Directed by Robert Altman
1979
118 mins.  Color.
1985 Key Video VHS release


There is something very peculiar about minor works from great masters that I find absolutely fascinating.  Critically panned and hated at the time, Quintet is the type of film that I can definitely say is not for everyone.  The pacing is very slow and the mood is bleak.  And, when I say bleak, I mean downright grim.  That being said, its a brilliant film.

It has a strange, frozen, and dreamy look to it.  The top and bottom of the frame has a "blurry-ness" to it that looks like vaseline on the screen, almost like the bottom of the land-speeder in A New Hope.  Where 3 Women is characterized by the wish and wash of water, as tides of emotion take it over, Quintet is a dreamy existential meditation on politics and hope.

Altman is known for his brilliant characterizations, enormous casts and philosophical subtext.  Giant masterpieces like Nashville and M*A*S*H* established him as one of the great American directors.  Quintet and 3 Women were seen as flops and hurt his reputation, making it tough to make such daring and original work for years.

The Rundown:
The world has entered another ice age.  Humanity has been lowered into a frozen post-apocalyptic nightmare.  Paul Newman has made his way from "the south" where he was hunting seals to the city.  With an original population of five million, it has become an icy wasteland of very few.  Newman arrives with his wife, who is five-months pregnant with what would have been, perhaps, the last baby to be born.  But, she is murdered in a bombing.






The Game:
When the population no longer has any real motivations, it begins to obsess on a game called Quintet.  The rules are a bit mysterious and never truly given, but these are the things that we know.


  • A Five-Sided Board
  • Six Players
  • Players roll to determine who is the "sixth man"
  • Play proceeds with some dice-rolling, moving of markers and lollygagging while the sixth man sits out
  • Markers seem to move in and out of "limbo" and "the killing circle" based on what the players roll
  • The five players "kill" one another until only one remains.  He / She then plays against the sixth man
As the population has dwindled and become more and more lost, the game has become more serious.  When Newman asks about work, his brother replies, "There is nothing left but the game."

quintet3.jpg (635×347)
The Sixth Space is Empty.  Blackness.  Void.


Shit Just Got Real:
All hope is lost.  The last city is full of middle-age people and older.  The steel and concrete that holds up the city is slowly being destroyed as a glacier makes its way north.  As hope is lost and the game takes over, something secretly called "The Tournament" has taken over, involving real people as the markers and the real stakes of the game being people's lives.  What comes is a bloody game to be the last man standing, and at the middle of it, Newman is hoping to find the murderer of his wife.

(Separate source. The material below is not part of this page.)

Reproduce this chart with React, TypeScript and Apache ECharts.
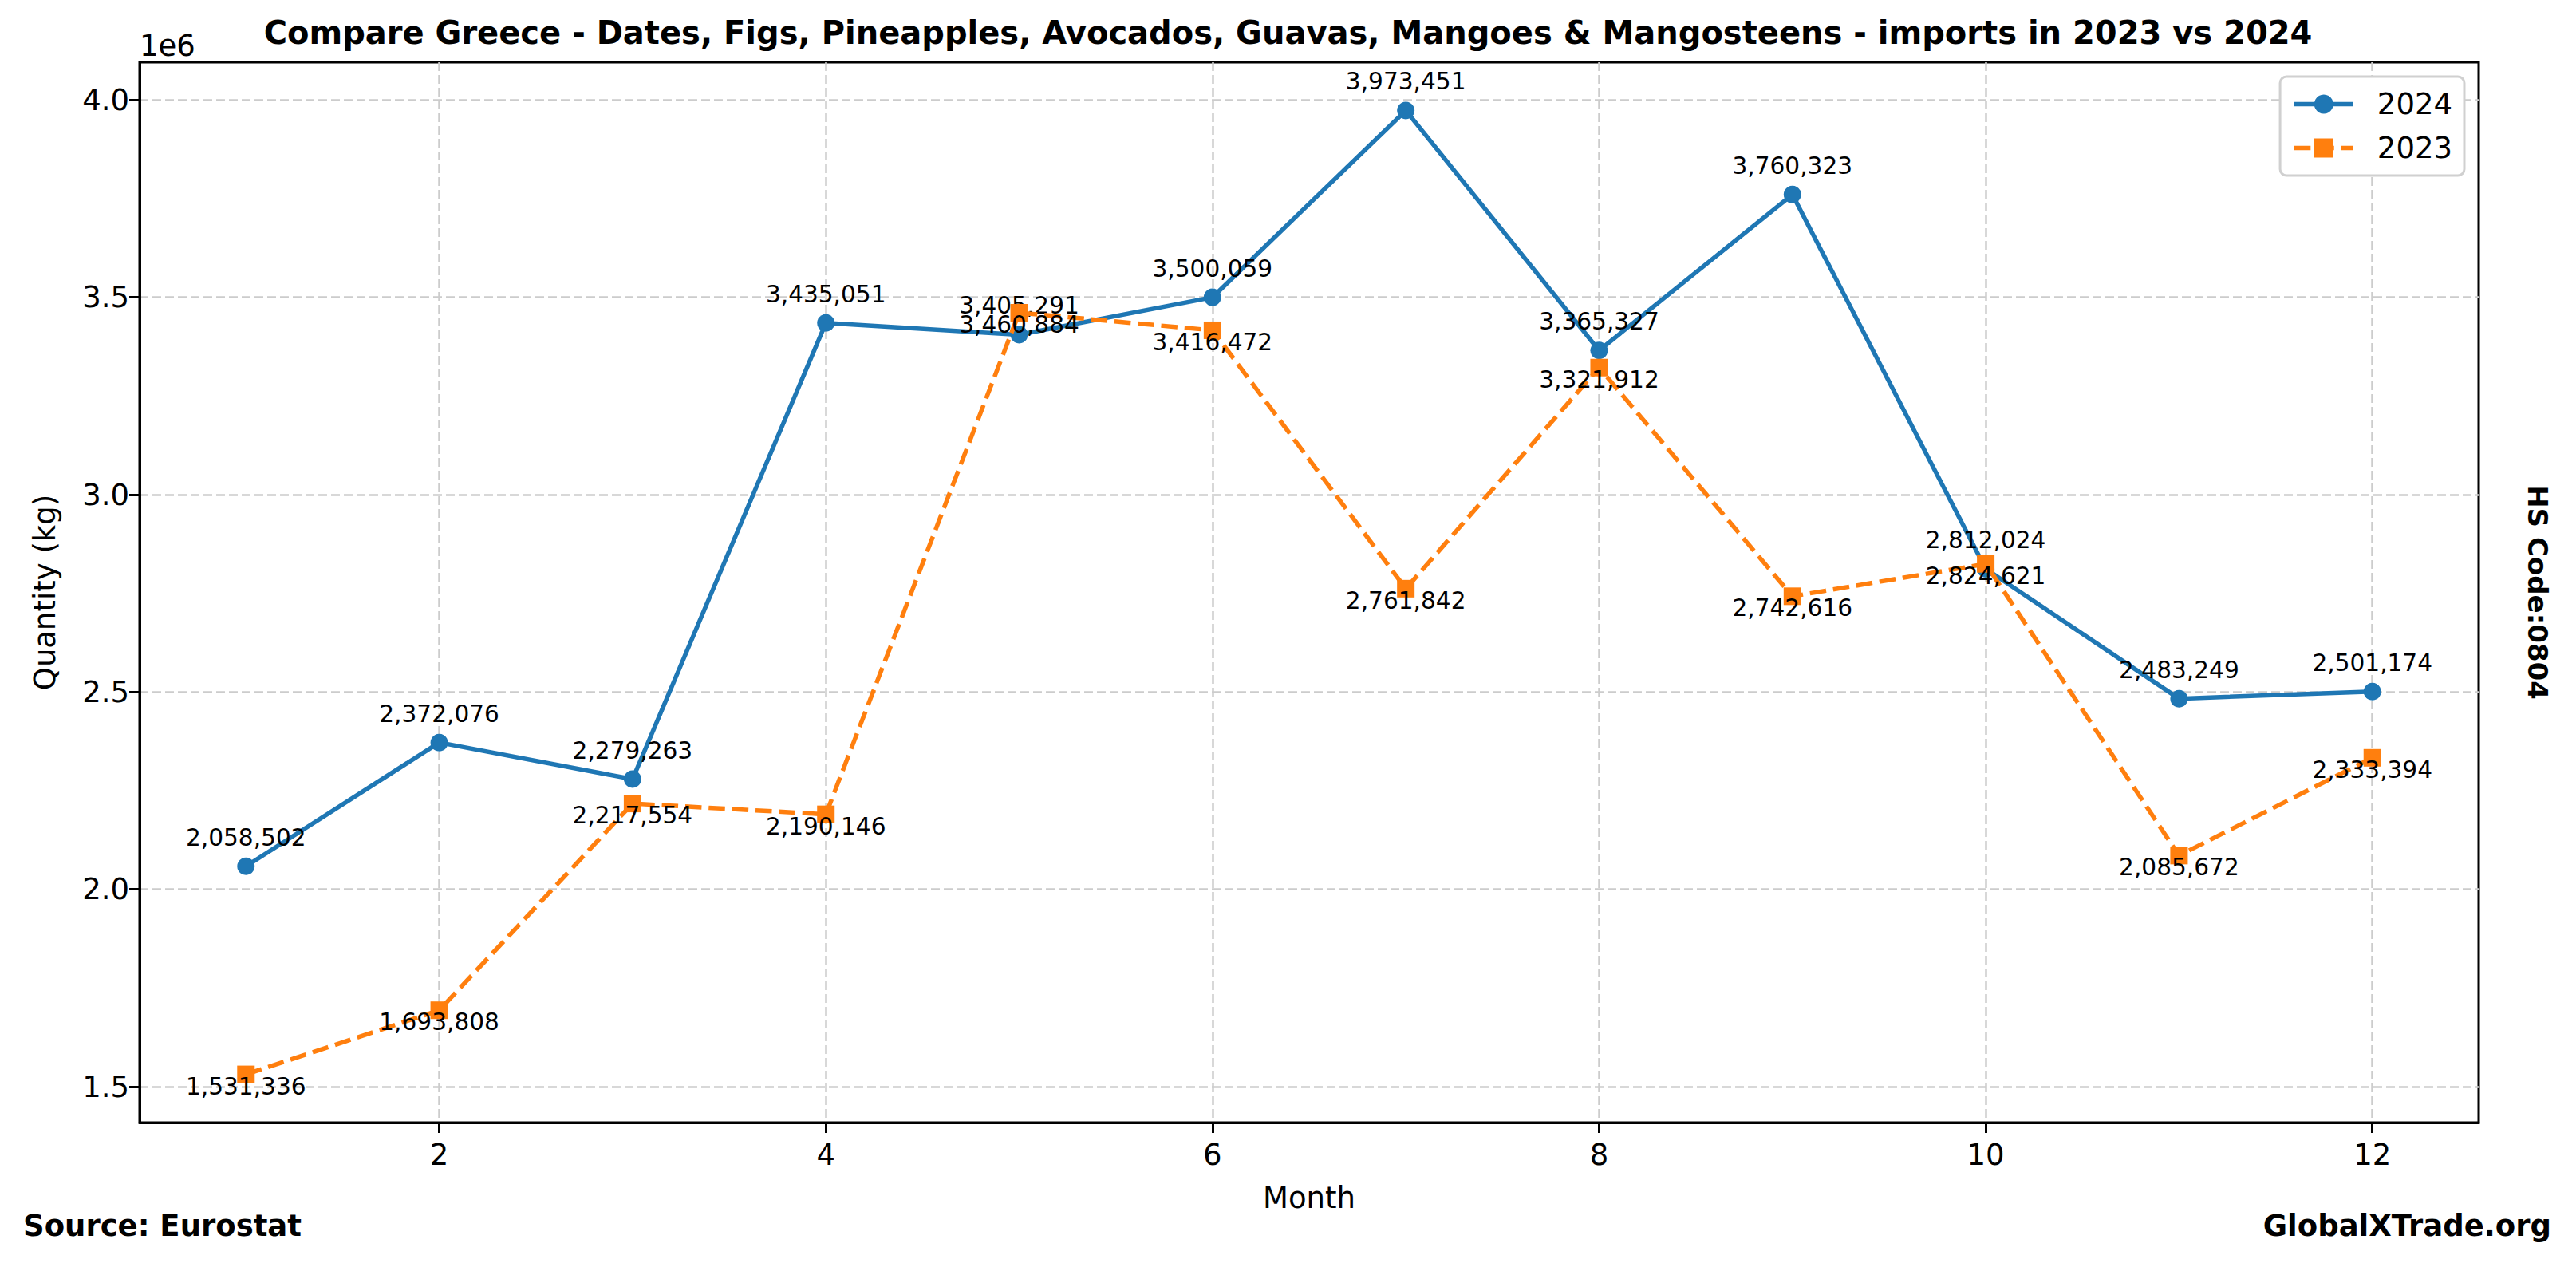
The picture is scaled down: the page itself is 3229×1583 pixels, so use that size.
import React, { useEffect, useRef } from "react";
import * as echarts from "echarts";

const months = [1, 2, 3, 4, 5, 6, 7, 8, 9, 10, 11, 12];
const imports2024 = [2058502, 2372076, 2279263, 3435051, 3405291, 3500059, 3973451, 3365327, 3760323, 2812024, 2483249, 2501174];
const imports2023 = [1531336, 1693808, 2217554, 2190146, 3460884, 3416472, 2761842, 3321912, 2742616, 2824621, 2085672, 2333394];
const xTicks = [2, 4, 6, 8, 10, 12];
const yTicks = [1500000, 2000000, 2500000, 3000000, 3500000, 4000000];
const seriesNames = ["2024", "2023"];

const W = 3229;
const H = 1583;
const FONT = "DejaVu Sans";
const DASH2023 = [20.5, 8.9];

export default function App() {
  const ref = useRef<HTMLDivElement>(null);
  useEffect(() => {
    if (!ref.current) return;
    const chart = echarts.init(ref.current, null, { renderer: "svg", width: W, height: H });
    const all = [...imports2024, ...imports2023];
    const lo = Math.min(...all);
    const hi = Math.max(...all);
    const pad = (hi - lo) * 0.05;
    const xPad = (months[months.length - 1] - months[0]) * 0.05;

    const gridL = 175, gridT = 78, gridR = 3107, gridB = 1407;
    const fmt = (v: number) => v.toLocaleString("en-US");

    chart.setOption({
      animation: false,
      backgroundColor: "#ffffff",
      textStyle: { fontFamily: FONT },
      grid: {
        left: gridL,
        top: gridT,
        width: gridR - gridL,
        height: gridB - gridT,
        show: true,
        borderColor: "#000",
        borderWidth: 3,
        containLabel: false,
      },
      legend: {
        orient: "vertical",
        right: W - 3089,
        top: 96,
        padding: [16, 15, 16, 15],
        itemWidth: 74,
        itemHeight: 30,
        itemGap: 18,
        backgroundColor: "#ffffff",
        borderColor: "#d0d0d0",
        borderWidth: 3,
        borderRadius: 8,
        data: [
          { name: seriesNames[0], lineStyle: { width: 5.5, type: "solid", color: "#1f77b4" } },
          { name: seriesNames[1], lineStyle: { width: 5.5, type: DASH2023, color: "#ff7f0e" } },
        ],
        textStyle: { fontFamily: FONT, fontSize: 37, color: "#000", lineHeight: 37, padding: [0, 0, 0, 25] },
      },
      xAxis: {
        type: "value",
        min: months[0] - xPad,
        max: months[months.length - 1] + xPad,
        axisLine: { show: true, lineStyle: { color: "#000", width: 3 } },
        axisTick: { show: true, customValues: xTicks, length: 13, lineStyle: { color: "#000", width: 3 } },
        axisLabel: { customValues: xTicks, fontFamily: FONT, fontSize: 37, color: "#000", margin: 22 },
        splitLine: { show: true, lineStyle: { color: "#cccccc", width: 2.5, type: [11, 5] } },
      },
      yAxis: {
        type: "value",
        min: lo - pad,
        max: hi + pad,
        axisLine: { show: true, lineStyle: { color: "#000", width: 3 } },
        axisTick: { show: true, customValues: yTicks, length: 13, lineStyle: { color: "#000", width: 3 } },
        axisLabel: {
          customValues: yTicks,
          fontFamily: FONT,
          fontSize: 37,
          color: "#000",
          margin: 13,
          formatter: (v: number) => (v / 1e6).toFixed(1),
        },
        splitLine: { show: true, lineStyle: { color: "#cccccc", width: 2.5, type: [11, 5] } },
      },
      series: [
        {
          name: seriesNames[0],
          type: "line",
          data: months.map((m, i) => [m, imports2024[i]]),
          symbol: "circle",
          symbolSize: 22,
          color: "#1f77b4",
          lineStyle: { color: "#1f77b4", width: 5.5, type: "solid" },
          itemStyle: { color: "#1f77b4" },
          label: {
            show: true,
            position: "inside",
            offset: [0, -36],
            fontFamily: FONT,
            fontSize: 29.6,
            color: "#000",
            formatter: (p: any) => fmt(p.value[1]),
          },
          z: 2,
        },
        {
          name: seriesNames[1],
          type: "line",
          data: months.map((m, i) => [m, imports2023[i]]),
          symbol: "rect",
          symbolSize: 22,
          color: "#ff7f0e",
          lineStyle: { color: "#ff7f0e", width: 5.5, type: DASH2023 },
          itemStyle: { color: "#ff7f0e" },
          label: {
            show: true,
            position: "inside",
            offset: [0, 15],
            fontFamily: FONT,
            fontSize: 29.6,
            color: "#000",
            formatter: (p: any) => fmt(p.value[1]),
          },
          z: 3,
        },
      ],
      graphic: [
        {
          type: "text",
          x: W / 2,
          y: 41,
          style: {
            text: "Compare Greece - Dates, Figs, Pineapples, Avocados, Guavas, Mangoes & Mangosteens - imports in 2023 vs 2024",
            font: `bold 40px "${FONT}"`,
            fill: "#000",
            textAlign: "center",
            textVerticalAlign: "middle",
          },
        },
        {
          type: "text",
          x: gridL,
          y: 57,
          style: { text: "1e6", font: `37px "${FONT}"`, fill: "#000", textAlign: "left", textVerticalAlign: "middle" },
        },
        {
          type: "text",
          x: (gridL + gridR) / 2,
          y: 1501,
          style: { text: "Month", font: `37px "${FONT}"`, fill: "#000", textAlign: "center", textVerticalAlign: "middle" },
        },
        {
          type: "text",
          x: 56,
          y: (gridT + gridB) / 2,
          rotation: Math.PI / 2,
          style: { text: "Quantity (kg)", font: `37px "${FONT}"`, fill: "#000", textAlign: "center", textVerticalAlign: "middle" },
        },
        {
          type: "text",
          x: 3181,
          y: (gridT + gridB) / 2,
          rotation: -Math.PI / 2,
          style: { text: "HS Code:0804", font: `bold 34px "${FONT}"`, fill: "#000", textAlign: "center", textVerticalAlign: "middle" },
        },
        {
          type: "text",
          x: 29,
          y: 1536,
          style: { text: "Source: Eurostat", font: `bold 37px "${FONT}"`, fill: "#000", textAlign: "left", textVerticalAlign: "middle" },
        },
        {
          type: "text",
          x: 3198,
          y: 1536,
          style: { text: "GlobalXTrade.org", font: `bold 37px "${FONT}"`, fill: "#000", textAlign: "right", textVerticalAlign: "middle" },
        },
      ],
    });
    return () => chart.dispose();
  }, []);
  return <div ref={ref} style={{ position: "fixed", left: 0, top: 0, width: W, height: H }} />;
}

One of the reasons that this film is so ignored is the extreme harsh critical reception.  For instance, Vincent Canby (asshat) from the New York Times went so far as to say, "At it's worst, which is most of the time, "Quintet" discovers a lot of small ideas that sound as if they'd been borrowed from "Tomorrow," the shrilly dreadful song from Annie."  First off, what does that mean?  Second, Canby seems to have mistaken his inability to connect to the film to it having no large ideas.  Do ideas get any larger than the absolute existence of humanity?  That's like saying that Jaws is dull and not about sharks.  (PS - he also gave Jaws a bad review...)  It's also a film about motivation.  When there is no sense of future, what takes up our productive energy?

Like I said at the beginning of the review, this is definitely not for everyone.  You must enjoy the political intrigue of a conversation that happens about the strategy of the game in the presence of a woman who has a sword through her face.